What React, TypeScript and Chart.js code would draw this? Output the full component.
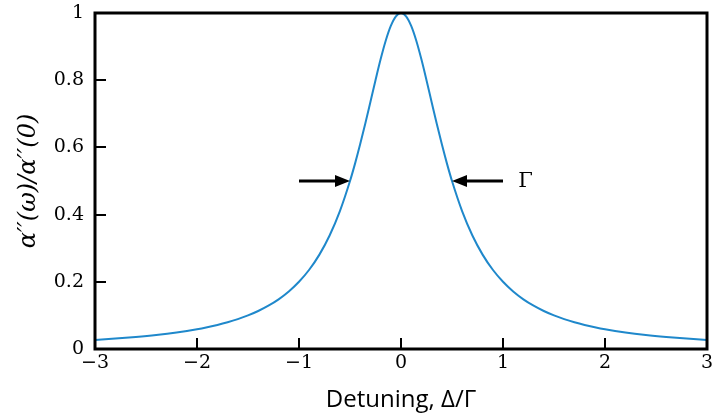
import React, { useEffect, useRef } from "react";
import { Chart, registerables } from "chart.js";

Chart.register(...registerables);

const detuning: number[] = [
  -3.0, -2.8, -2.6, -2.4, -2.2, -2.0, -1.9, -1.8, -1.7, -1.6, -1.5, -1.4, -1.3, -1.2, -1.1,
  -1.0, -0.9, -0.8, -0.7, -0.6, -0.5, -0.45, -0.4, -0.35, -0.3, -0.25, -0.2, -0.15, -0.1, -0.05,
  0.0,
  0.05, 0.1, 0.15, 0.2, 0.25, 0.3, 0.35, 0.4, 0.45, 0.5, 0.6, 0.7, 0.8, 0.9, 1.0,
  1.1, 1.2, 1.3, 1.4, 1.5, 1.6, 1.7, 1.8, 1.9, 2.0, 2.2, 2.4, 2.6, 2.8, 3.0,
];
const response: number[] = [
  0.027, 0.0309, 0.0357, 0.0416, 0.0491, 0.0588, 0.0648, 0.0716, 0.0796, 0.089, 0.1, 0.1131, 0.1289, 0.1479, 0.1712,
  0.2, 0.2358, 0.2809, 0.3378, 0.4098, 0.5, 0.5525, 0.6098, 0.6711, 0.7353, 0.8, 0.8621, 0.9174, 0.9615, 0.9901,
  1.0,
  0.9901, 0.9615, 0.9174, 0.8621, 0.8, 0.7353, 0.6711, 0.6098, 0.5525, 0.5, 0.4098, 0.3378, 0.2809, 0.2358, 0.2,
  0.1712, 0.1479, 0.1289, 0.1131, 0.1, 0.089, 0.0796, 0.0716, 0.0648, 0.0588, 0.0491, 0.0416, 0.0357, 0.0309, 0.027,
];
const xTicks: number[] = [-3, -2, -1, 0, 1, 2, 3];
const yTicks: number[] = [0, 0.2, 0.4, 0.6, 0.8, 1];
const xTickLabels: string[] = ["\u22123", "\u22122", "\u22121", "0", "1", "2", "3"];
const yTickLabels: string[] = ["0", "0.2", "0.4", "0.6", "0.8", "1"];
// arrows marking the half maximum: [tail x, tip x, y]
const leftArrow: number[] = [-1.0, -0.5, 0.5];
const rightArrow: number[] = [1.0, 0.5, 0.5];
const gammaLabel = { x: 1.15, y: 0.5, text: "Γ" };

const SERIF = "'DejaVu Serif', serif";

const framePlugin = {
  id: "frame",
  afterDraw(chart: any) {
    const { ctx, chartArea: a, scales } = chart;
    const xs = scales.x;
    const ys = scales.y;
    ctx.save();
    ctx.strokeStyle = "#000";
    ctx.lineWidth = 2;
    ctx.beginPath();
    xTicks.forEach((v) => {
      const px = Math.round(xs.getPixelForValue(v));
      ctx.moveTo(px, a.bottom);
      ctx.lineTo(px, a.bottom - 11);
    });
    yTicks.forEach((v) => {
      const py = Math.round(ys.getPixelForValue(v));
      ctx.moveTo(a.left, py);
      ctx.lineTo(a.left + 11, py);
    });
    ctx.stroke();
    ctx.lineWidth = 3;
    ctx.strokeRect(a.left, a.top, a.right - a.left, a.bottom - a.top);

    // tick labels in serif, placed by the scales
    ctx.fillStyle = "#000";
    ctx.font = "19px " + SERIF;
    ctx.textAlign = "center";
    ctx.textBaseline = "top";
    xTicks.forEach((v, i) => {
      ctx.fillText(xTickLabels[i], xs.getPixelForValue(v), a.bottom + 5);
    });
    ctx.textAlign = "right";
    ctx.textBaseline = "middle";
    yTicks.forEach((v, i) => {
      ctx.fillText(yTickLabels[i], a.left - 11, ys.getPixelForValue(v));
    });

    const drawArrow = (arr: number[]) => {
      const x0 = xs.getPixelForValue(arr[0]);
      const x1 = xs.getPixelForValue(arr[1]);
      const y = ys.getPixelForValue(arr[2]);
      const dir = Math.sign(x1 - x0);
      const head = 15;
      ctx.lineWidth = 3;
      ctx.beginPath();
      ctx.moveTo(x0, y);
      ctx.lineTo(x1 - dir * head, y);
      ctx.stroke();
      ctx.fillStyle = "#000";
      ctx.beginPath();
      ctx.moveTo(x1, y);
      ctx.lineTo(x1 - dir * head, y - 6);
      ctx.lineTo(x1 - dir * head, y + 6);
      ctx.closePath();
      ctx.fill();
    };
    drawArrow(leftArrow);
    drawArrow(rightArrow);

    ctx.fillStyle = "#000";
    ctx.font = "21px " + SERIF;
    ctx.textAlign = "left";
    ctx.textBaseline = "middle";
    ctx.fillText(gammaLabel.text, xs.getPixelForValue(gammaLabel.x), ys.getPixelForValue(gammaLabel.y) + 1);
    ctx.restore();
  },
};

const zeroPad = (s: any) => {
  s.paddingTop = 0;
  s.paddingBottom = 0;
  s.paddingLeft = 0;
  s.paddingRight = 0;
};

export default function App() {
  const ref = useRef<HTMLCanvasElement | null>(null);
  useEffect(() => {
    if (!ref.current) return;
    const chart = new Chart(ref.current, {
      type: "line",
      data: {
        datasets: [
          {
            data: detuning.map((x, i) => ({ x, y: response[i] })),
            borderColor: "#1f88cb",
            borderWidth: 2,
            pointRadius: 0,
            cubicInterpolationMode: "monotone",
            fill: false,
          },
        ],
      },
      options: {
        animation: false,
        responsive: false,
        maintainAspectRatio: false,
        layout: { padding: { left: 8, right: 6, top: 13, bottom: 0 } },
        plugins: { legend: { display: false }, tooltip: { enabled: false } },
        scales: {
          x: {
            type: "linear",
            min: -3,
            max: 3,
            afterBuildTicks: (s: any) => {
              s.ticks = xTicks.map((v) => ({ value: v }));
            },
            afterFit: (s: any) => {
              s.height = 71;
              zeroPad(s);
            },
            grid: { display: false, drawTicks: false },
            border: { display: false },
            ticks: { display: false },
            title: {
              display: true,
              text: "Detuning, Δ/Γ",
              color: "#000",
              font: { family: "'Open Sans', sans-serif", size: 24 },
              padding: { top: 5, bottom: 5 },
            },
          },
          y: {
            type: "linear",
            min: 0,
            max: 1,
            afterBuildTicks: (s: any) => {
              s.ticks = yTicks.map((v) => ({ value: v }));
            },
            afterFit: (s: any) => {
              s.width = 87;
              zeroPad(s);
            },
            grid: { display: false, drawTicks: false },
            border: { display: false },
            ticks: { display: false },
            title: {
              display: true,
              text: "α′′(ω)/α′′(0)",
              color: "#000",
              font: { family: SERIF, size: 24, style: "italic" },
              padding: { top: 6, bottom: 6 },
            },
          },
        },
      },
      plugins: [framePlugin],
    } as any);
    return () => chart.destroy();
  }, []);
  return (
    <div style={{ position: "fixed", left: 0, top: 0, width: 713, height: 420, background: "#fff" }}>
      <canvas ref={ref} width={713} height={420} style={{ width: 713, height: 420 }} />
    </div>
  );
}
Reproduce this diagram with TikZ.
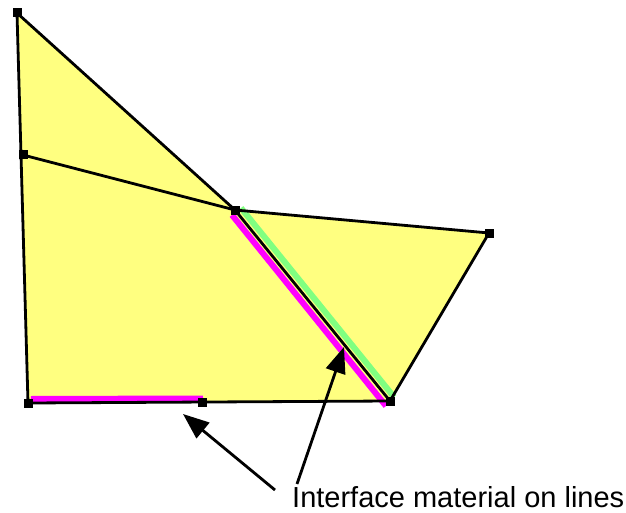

________________________________________

What to work on:
Reproduce only the lines from the beginning of the data through the line that contains "Chart.register(...registerables);", both included, and please drop the pictures.

Solved exercise:
What React, TypeScript and Chart.js code would draw this? Output the full component.
import React, { useEffect, useRef } from "react";
import { Chart, registerables } from "chart.js";

Chart.register(...registerables);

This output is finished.